Saturday, 24 November 2007

the last unicorn

some time ago, i bought the dvd of the movie "the last unicorn". the film is one of my childhood-favourites (along with both the disney- and the 1938-Errol-Flynn-version of robin hood), but i always felt like i couldn't really remeber it. so, yesterday i took my time to watch it again after at least 15 years, and i have to say that it hasn't lost any of its magic at all.
the music feels - even though it is a bit kitschy - timeless (and, as i watched the movie in the original with german subtitles, i finally understood the lyrics of america's title-song...) and the voices (in the original) match the characters extremely well. Above all, i loved christopher lee as the evil king haggard (i just fall for dark voices..) and mia farrow as the unicorn, but alan arkin did a nice job as well.
the animations are said to be an hommage to the early disney-animations from before the 60s, but they seem, as a lot of asian (probably japanese) people were involved in the making, influenced by japanese arts, such as hokusai's "the great wave". the film has so much grace and lightness in it, i was just amazed.
i also read that there was to be a remake with real actors, but as i couldn't find any information about when or where or who, i guess it was just rumors...

Friday, 23 November 2007

just. start. writing. again.

well, after a real good long weekend in milano, i finally decided to finally start writing my blog. it's not as if i never blogged before, actually i do that quite frequently on http://www.sockerdricka.nu, but i kind of never find the link to my page there and as well, i write in swedish, which is rather unpractical if i want other people to be able to read all the nonsense i got to say. so now, this is it. i hope everybody enjoys it.

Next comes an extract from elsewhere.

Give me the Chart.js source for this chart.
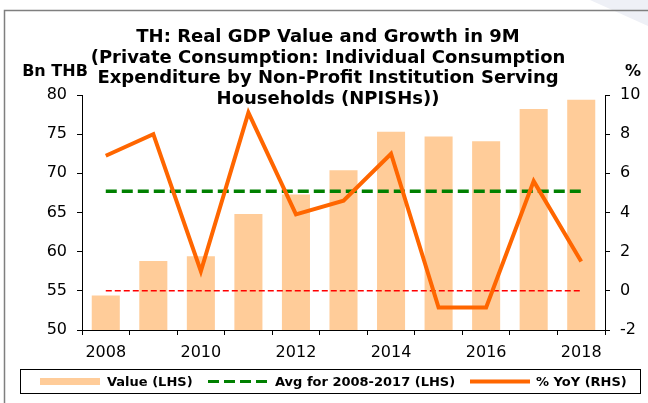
<!DOCTYPE html>
<html lang="en">
<head>
<meta charset="UTF-8">
<title>TH: Real GDP Value and Growth in 9M</title>
<script src="https://cdn.jsdelivr.net/npm/chart.js"></script>
<style>
  html, body { margin: 0; padding: 0; background: #fff; }
  #wrap { width: 648px; height: 403px; }
</style>
</head>
<body>
<div id="wrap"><canvas id="npish-chart" width="648" height="403"></canvas></div>
<script>
// 9M real GDP, NPISH consumption expenditure
const years = ['2008', '2009', '2010', '2011', '2012', '2013', '2014', '2015', '2016', '2017', '2018'];
const valueBn = [54.4, 58.8, 59.4, 64.8, 67.3, 70.4, 75.3, 74.7, 74.1, 78.2, 79.4];
const yoyPct = [6.9, 8.0, 1.0, 9.1, 3.9, 4.6, 7.0, -0.85, -0.85, 5.6, 1.5];
const avg0817 = 67.7;
const zeroRef = [0, 0, 0, 0, 0, 0, 0, 0, 0, 0, 0];

const leftTicks = { min: 50, max: 80, step: 5 };
const rightTicks = { min: -2, max: 10, step: 2 };

const titleLines = [
  'TH: Real GDP Value and Growth in 9M',
  '(Private Consumption: Individual Consumption',
  'Expenditure by Non-Profit Institution Serving',
  'Households (NPISHs))'
];
const legendNames = ['Value (LHS)', 'Avg for 2008-2017 (LHS)', '% YoY (RHS)'];

const FONT = '"DejaVu Sans", "Liberation Sans", Arial, sans-serif';
const BAR_COLOR = '#FFCC99';
const AVG_COLOR = '#008000';
const YOY_COLOR = '#FF6600';

// frame, title, axis captions and legend box
const decorations = {
  id: 'decorations',
  beforeDraw(chart) {
    const ctx = chart.ctx;
    ctx.save();
    ctx.fillStyle = '#fff';
    ctx.fillRect(0, 0, chart.width, chart.height);
    // faint slide corner
    ctx.fillStyle = '#EEF0F6';
    ctx.beginPath();
    ctx.moveTo(590, 0);
    ctx.lineTo(648, 0);
    ctx.lineTo(648, 26);
    ctx.closePath();
    ctx.fill();
    ctx.restore();
  },
  afterDraw(chart) {
    const ctx = chart.ctx;
    ctx.save();

    // outer frame
    ctx.strokeStyle = '#7f7f7f';
    ctx.lineWidth = 1.5;
    ctx.beginPath();
    ctx.moveTo(4.5, chart.height);
    ctx.lineTo(4.5, 10.5);
    ctx.lineTo(chart.width, 10.5);
    ctx.stroke();

    // title
    ctx.fillStyle = '#000';
    ctx.textAlign = 'center';
    ctx.textBaseline = 'alphabetic';
    ctx.font = 'bold 18px ' + FONT;
    titleLines.forEach((t, i) => ctx.fillText(t, 328, 42 + i * 20.7));

    // axis captions
    ctx.font = 'bold 16px ' + FONT;
    ctx.fillText('Bn THB', 55, 76);
    ctx.fillText('%', 633, 76);

    // legend
    ctx.strokeStyle = '#000';
    ctx.lineWidth = 1;
    ctx.strokeRect(20.5, 369.5, 620, 24);
    const cy = 381.5;
    ctx.fillStyle = BAR_COLOR;
    ctx.fillRect(40, cy - 3.5, 60, 7);

    ctx.strokeStyle = AVG_COLOR;
    ctx.lineWidth = 3;
    ctx.setLineDash([11, 5]);
    ctx.beginPath();
    ctx.moveTo(208, cy);
    ctx.lineTo(270, cy);
    ctx.stroke();

    ctx.strokeStyle = YOY_COLOR;
    ctx.lineWidth = 4;
    ctx.setLineDash([]);
    ctx.beginPath();
    ctx.moveTo(470, cy);
    ctx.lineTo(530, cy);
    ctx.stroke();

    ctx.fillStyle = '#000';
    ctx.textAlign = 'left';
    ctx.font = 'bold 13px ' + FONT;
    ctx.fillText(legendNames[0], 107, 386);
    ctx.fillText(legendNames[1], 275, 386);
    ctx.fillText(legendNames[2], 536, 386);
    ctx.restore();
  }
};

const axisLine = { display: true, color: '#000', width: 1 };
const tickOnly = { drawOnChartArea: false, color: '#000', tickLength: 5, tickWidth: 1 };
const tickFont = { family: FONT, size: 16 };

new Chart(document.getElementById('npish-chart'), {
  data: {
    labels: years,
    datasets: [
      {
        type: 'line',
        label: legendNames[2],
        data: yoyPct,
        yAxisID: 'y1',
        borderColor: YOY_COLOR,
        borderWidth: 4,
        pointRadius: 0,
        tension: 0,
        order: 0
      },
      {
        type: 'line',
        label: 'zero',
        data: zeroRef,
        yAxisID: 'y1',
        borderColor: '#FF0000',
        borderWidth: 1.5,
        borderDash: [6, 3],
        pointRadius: 0,
        order: 1
      },
      {
        type: 'line',
        label: legendNames[1],
        data: years.map(() => avg0817),
        yAxisID: 'y',
        borderColor: AVG_COLOR,
        borderWidth: 3.5,
        borderDash: [11, 5],
        pointRadius: 0,
        order: 2
      },
      {
        type: 'bar',
        label: legendNames[0],
        data: valueBn,
        yAxisID: 'y',
        backgroundColor: BAR_COLOR,
        categoryPercentage: 1,
        barPercentage: 0.59,
        order: 3
      }
    ]
  },
  options: {
    responsive: false,
    animation: false,
    devicePixelRatio: 1,
    layout: { padding: { top: 95, bottom: 43, left: 0, right: 0 } },
    plugins: {
      legend: { display: false },
      title: { display: false },
      tooltip: { enabled: false }
    },
    scales: {
      x: {
        type: 'category',
        offset: true,
        border: axisLine,
        grid: Object.assign({ offset: true }, tickOnly),
        ticks: {
          autoSkip: false,
          maxRotation: 0,
          padding: 8,
          color: '#000',
          font: tickFont,
          callback: (v, i) => (i % 2 === 0 ? years[i] : '')
        },
        afterFit: (s) => { s.height = 30; }
      },
      y: {
        position: 'left',
        min: leftTicks.min,
        max: leftTicks.max,
        border: axisLine,
        grid: tickOnly,
        ticks: { stepSize: leftTicks.step, padding: 10, color: '#000', font: tickFont },
        afterFit: (s) => { s.width = 82; }
      },
      y1: {
        position: 'right',
        min: rightTicks.min,
        max: rightTicks.max,
        border: axisLine,
        grid: tickOnly,
        ticks: { stepSize: rightTicks.step, padding: 10, color: '#000', font: tickFont },
        afterFit: (s) => { s.width = 43; }
      }
    }
  },
  plugins: [decorations]
});
</script>
</body>
</html>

i'm not quite sure what it is i'll be writing about. you know, some people write about their journey somewhere, others about food or film or whatever it is they are interested in. like maybe motorcykles or frogs or the daily weatherreportanalysis. first i thought, i'd write about different things withing culture, after all, i study culture, and you could press basically everything in that drawer. on the other hand i do know myself and i'm pretty sure the whole thing is going to be nothing more and nothing less than a more or less accurate, picky and not at all regular diary. still, it will include my thoughts about christmas (it's coming closer..), film, arts, theater, fashion, food and everything else i got an interest in.

for today, or at least, today around eleven in the morning, i'll content myself with this and the fact that i'm already late for my lunch with dagmar att the university. and i hate my computer for being so stupidly slow at times.